3

I am trying to print text from pdf using PyPDF2. Here is my code:

import PyPDF2
pdf_file = open('report.pdf', 'rb')
read_pdf = PyPDF2.PdfFileReader(pdf_file)
number_of_pages = read_pdf.getNumPages()
page = read_pdf.getPage(1)
page_content = page.extractText()
print (page_content.encode('utf-8'))

In result I am getting empty line with some warning.

PdfReadWarning: Xref table not zero-indexed. ID numbers for objects will be corrected. [pdf.py:1736]
b''

I have checked that this warning itself does not impact the results but in my case I am getting nothing. Any suggestions. Thanks

muazfaiz
  • 4,611
  • 14
  • 50
  • 88

2 Answers2

0

Try updating to a newer version. We improved the text extraction support of PyPDF2 a lot in the past months.

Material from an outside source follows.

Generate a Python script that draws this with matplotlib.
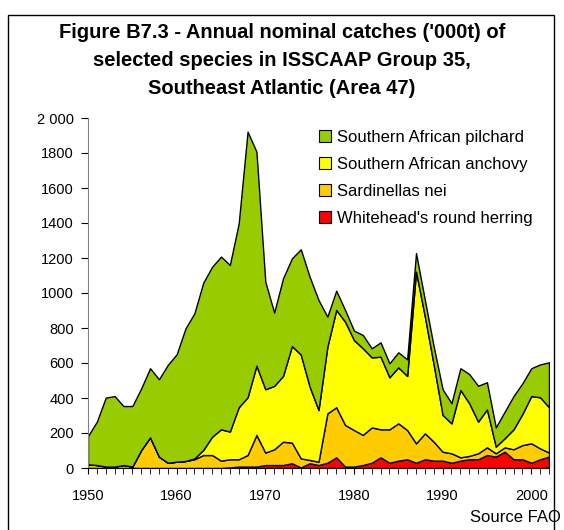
import matplotlib
matplotlib.use("Agg")
import matplotlib.pyplot as plt
from matplotlib.patches import Rectangle, Patch

plt.rcParams['font.family'] = ['Liberation Sans', 'DejaVu Sans']

years = list(range(1950, 2003))

# annual catches ('000t)
whitehead = [0, 0, 0, 0, 0, 0, 0, 0, 0, 0,
             0, 0, 0, 0, 0, 0, 3, 8, 8, 8,
             17, 17, 17, 27, 3, 27, 17, 30, 61, 8,
             8, 17, 30, 61, 30, 42, 50, 30, 50, 42,
             42, 30, 42, 50, 50, 74, 65, 93, 50, 50,
             30, 50, 65]
sardinellas = [21, 17, 8, 8, 17, 8, 103, 175, 65, 30,
               36, 40, 50, 74, 74, 42, 47, 42, 66, 181,
               71, 90, 133, 118, 52, 19, 19, 282, 286, 238,
               209, 172, 202, 160, 191, 213, 167, 111, 148, 108,
               51, 54, 19, 19, 34, 44, 19, 25, 57, 81,
               111, 62, 23]
anchovy = [0, 0, 0, 0, 0, 0, 0, 0, 0, 0,
           0, 0, 5, 29, 105, 179, 158, 297, 330, 396,
           362, 362, 376, 552, 593, 419, 295, 381, 556, 590,
           514, 495, 400, 415, 297, 320, 309, 981, 667, 439,
           210, 171, 385, 301, 181, 217, 38, 52, 114, 178,
           270, 292, 259]
pilchard = [162, 248, 394, 403, 337, 346, 352, 395, 442, 559,
            614, 758, 829, 956, 971, 987, 952, 1051, 1518, 1223,
            615, 419, 558, 501, 602, 628, 629, 172, 110, 67,
            54, 76, 52, 82, 80, 86, 95, 106, 95, 104,
            147, 115, 124, 167, 205, 155, 110, 152, 190, 175,
            159, 188, 257]

series_names = ["Whitehead's round herring", "Sardinellas nei",
                "Southern African anchovy", "Southern African pilchard"]
colors = ["#FF0000", "#FFCC00", "#FFFF00", "#99CC00"]

y_ticks = [0, 200, 400, 600, 800, 1000, 1200, 1400, 1600, 1800, 2000]
y_labels = ["0", "200", "400", "600", "800", "1000", "1200", "1400",
            "1600", "1800", "2 000"]
x_ticks = [1950, 1960, 1970, 1980, 1990, 2000]

fig = plt.figure(figsize=(5.64, 5.30), dpi=100)
ax = fig.add_axes([88 / 564, 62 / 530, 461 / 564, 350 / 530])

ax.stackplot(years, whitehead, sardinellas, anchovy, pilchard,
             colors=colors, edgecolor="black", linewidth=1.0)

ax.set_xlim(1950, 2002)
ax.set_ylim(0, 2000)
ax.set_yticks(y_ticks)
ax.set_yticklabels(y_labels)
ax.set_xticks(x_ticks)
ax.set_xticks(years, minor=True)
ax.tick_params(axis="y", direction="out", length=5, labelsize=10.5, pad=5)
ax.tick_params(axis="x", which="both", direction="out", length=4,
               labelsize=10.5, pad=11)
for s in ["top", "right"]:
    ax.spines[s].set_visible(False)
ax.spines["left"].set_color("#808080")

# legend, top entry first
handles = [Patch(facecolor=c, edgecolor="black", linewidth=0.8) for c in colors]
fig.legend(handles[::-1], series_names[::-1], loc="upper left",
           bbox_to_anchor=(304 / 564, 1 - 115 / 530), frameon=False,
           fontsize=12, handlelength=0.7, handleheight=0.7,
           handletextpad=0.4, labelspacing=0.72)

title_lines = ["Figure B7.3 - Annual nominal catches ('000t) of",
               "selected species in ISSCAAP Group 35,",
               "Southeast Atlantic (Area 47)"]
for i, line in enumerate(title_lines):
    fig.text(0.5, 1 - (33 + 28 * i) / 530, line, ha="center", va="center",
             fontsize=14.5, fontweight="bold")

fig.text(470 / 564, 1 - 517 / 530, "Source FAO", ha="left", va="center",
         fontsize=12)

fig.add_artist(Rectangle((8 / 564, -0.05), 546 / 564, 1.05 - 15 / 530,
                         transform=fig.transFigure, fill=False,
                         edgecolor="black", linewidth=1.0))

fig.savefig("out.png", dpi=100)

It might also be that there is no text, but only an image of text. PyPDF2 is not ocr software. Tesseract-ocr is.

Martin Thoma
  • 124,992
  • 159
  • 614
  • 958
-1

Try changing your code like this:

import PyPDF2
pdf_file = open('report.pdf', 'rb')
read_pdf = PyPDF2.PdfFileReader(pdf_file)
number_of_pages = read_pdf.getNumPages()
page_content = read_pdf.getPage(1).extractText()
print (page_content.encode('utf-8','strict'))
James C. Taylor
  • 430
  • 3
  • 8